» **Data extract**:
+ + + + +

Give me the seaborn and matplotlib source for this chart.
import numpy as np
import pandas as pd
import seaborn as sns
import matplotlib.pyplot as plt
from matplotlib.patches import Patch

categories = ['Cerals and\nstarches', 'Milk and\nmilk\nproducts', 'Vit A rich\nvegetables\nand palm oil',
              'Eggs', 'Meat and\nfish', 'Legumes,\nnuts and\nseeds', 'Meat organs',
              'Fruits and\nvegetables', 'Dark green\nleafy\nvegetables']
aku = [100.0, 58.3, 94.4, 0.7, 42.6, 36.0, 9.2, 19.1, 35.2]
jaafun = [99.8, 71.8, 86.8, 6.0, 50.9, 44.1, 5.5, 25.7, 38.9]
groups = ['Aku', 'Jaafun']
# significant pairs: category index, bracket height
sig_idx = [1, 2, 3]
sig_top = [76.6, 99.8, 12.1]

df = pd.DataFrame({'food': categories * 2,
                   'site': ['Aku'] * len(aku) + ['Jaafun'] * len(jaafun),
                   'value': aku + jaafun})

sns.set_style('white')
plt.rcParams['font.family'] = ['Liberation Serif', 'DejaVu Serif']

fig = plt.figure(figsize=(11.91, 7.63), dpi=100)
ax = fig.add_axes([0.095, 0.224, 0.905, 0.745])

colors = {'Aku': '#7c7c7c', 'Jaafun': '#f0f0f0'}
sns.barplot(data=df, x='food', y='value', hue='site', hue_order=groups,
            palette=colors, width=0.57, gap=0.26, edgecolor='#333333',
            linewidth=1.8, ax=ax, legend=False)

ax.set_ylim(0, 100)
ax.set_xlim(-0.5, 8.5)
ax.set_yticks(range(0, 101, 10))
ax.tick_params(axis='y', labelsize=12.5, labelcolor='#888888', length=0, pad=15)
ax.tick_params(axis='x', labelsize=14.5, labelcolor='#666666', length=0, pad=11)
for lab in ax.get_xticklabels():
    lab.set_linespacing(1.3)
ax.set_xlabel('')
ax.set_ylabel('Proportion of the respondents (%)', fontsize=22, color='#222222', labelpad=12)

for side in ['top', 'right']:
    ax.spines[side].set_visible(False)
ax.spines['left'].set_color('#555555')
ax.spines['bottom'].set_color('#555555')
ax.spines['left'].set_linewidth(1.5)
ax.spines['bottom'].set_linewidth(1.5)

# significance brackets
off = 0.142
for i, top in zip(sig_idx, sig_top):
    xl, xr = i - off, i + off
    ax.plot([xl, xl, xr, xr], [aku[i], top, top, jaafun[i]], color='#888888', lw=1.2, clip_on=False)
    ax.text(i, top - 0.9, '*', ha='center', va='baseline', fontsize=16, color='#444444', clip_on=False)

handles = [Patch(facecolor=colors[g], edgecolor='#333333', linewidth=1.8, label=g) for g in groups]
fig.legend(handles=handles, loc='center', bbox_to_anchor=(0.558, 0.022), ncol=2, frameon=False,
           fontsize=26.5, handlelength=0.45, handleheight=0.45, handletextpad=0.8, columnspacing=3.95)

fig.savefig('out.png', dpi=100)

+ + + + +

» **What this task involves**:
Repeat the material in full, exactly as it stands.

» **Right answer**:
Give me the seaborn and matplotlib source for this chart.
import numpy as np
import pandas as pd
import seaborn as sns
import matplotlib.pyplot as plt
from matplotlib.patches import Patch

categories = ['Cerals and\nstarches', 'Milk and\nmilk\nproducts', 'Vit A rich\nvegetables\nand palm oil',
              'Eggs', 'Meat and\nfish', 'Legumes,\nnuts and\nseeds', 'Meat organs',
              'Fruits and\nvegetables', 'Dark green\nleafy\nvegetables']
aku = [100.0, 58.3, 94.4, 0.7, 42.6, 36.0, 9.2, 19.1, 35.2]
jaafun = [99.8, 71.8, 86.8, 6.0, 50.9, 44.1, 5.5, 25.7, 38.9]
groups = ['Aku', 'Jaafun']
# significant pairs: category index, bracket height
sig_idx = [1, 2, 3]
sig_top = [76.6, 99.8, 12.1]

df = pd.DataFrame({'food': categories * 2,
                   'site': ['Aku'] * len(aku) + ['Jaafun'] * len(jaafun),
                   'value': aku + jaafun})

sns.set_style('white')
plt.rcParams['font.family'] = ['Liberation Serif', 'DejaVu Serif']

fig = plt.figure(figsize=(11.91, 7.63), dpi=100)
ax = fig.add_axes([0.095, 0.224, 0.905, 0.745])

colors = {'Aku': '#7c7c7c', 'Jaafun': '#f0f0f0'}
sns.barplot(data=df, x='food', y='value', hue='site', hue_order=groups,
            palette=colors, width=0.57, gap=0.26, edgecolor='#333333',
            linewidth=1.8, ax=ax, legend=False)

ax.set_ylim(0, 100)
ax.set_xlim(-0.5, 8.5)
ax.set_yticks(range(0, 101, 10))
ax.tick_params(axis='y', labelsize=12.5, labelcolor='#888888', length=0, pad=15)
ax.tick_params(axis='x', labelsize=14.5, labelcolor='#666666', length=0, pad=11)
for lab in ax.get_xticklabels():
    lab.set_linespacing(1.3)
ax.set_xlabel('')
ax.set_ylabel('Proportion of the respondents (%)', fontsize=22, color='#222222', labelpad=12)

for side in ['top', 'right']:
    ax.spines[side].set_visible(False)
ax.spines['left'].set_color('#555555')
ax.spines['bottom'].set_color('#555555')
ax.spines['left'].set_linewidth(1.5)
ax.spines['bottom'].set_linewidth(1.5)

# significance brackets
off = 0.142
for i, top in zip(sig_idx, sig_top):
    xl, xr = i - off, i + off
    ax.plot([xl, xl, xr, xr], [aku[i], top, top, jaafun[i]], color='#888888', lw=1.2, clip_on=False)
    ax.text(i, top - 0.9, '*', ha='center', va='baseline', fontsize=16, color='#444444', clip_on=False)

handles = [Patch(facecolor=colors[g], edgecolor='#333333', linewidth=1.8, label=g) for g in groups]
fig.legend(handles=handles, loc='center', bbox_to_anchor=(0.558, 0.022), ncol=2, frameon=False,
           fontsize=26.5, handlelength=0.45, handleheight=0.45, handletextpad=0.8, columnspacing=3.95)

fig.savefig('out.png', dpi=100)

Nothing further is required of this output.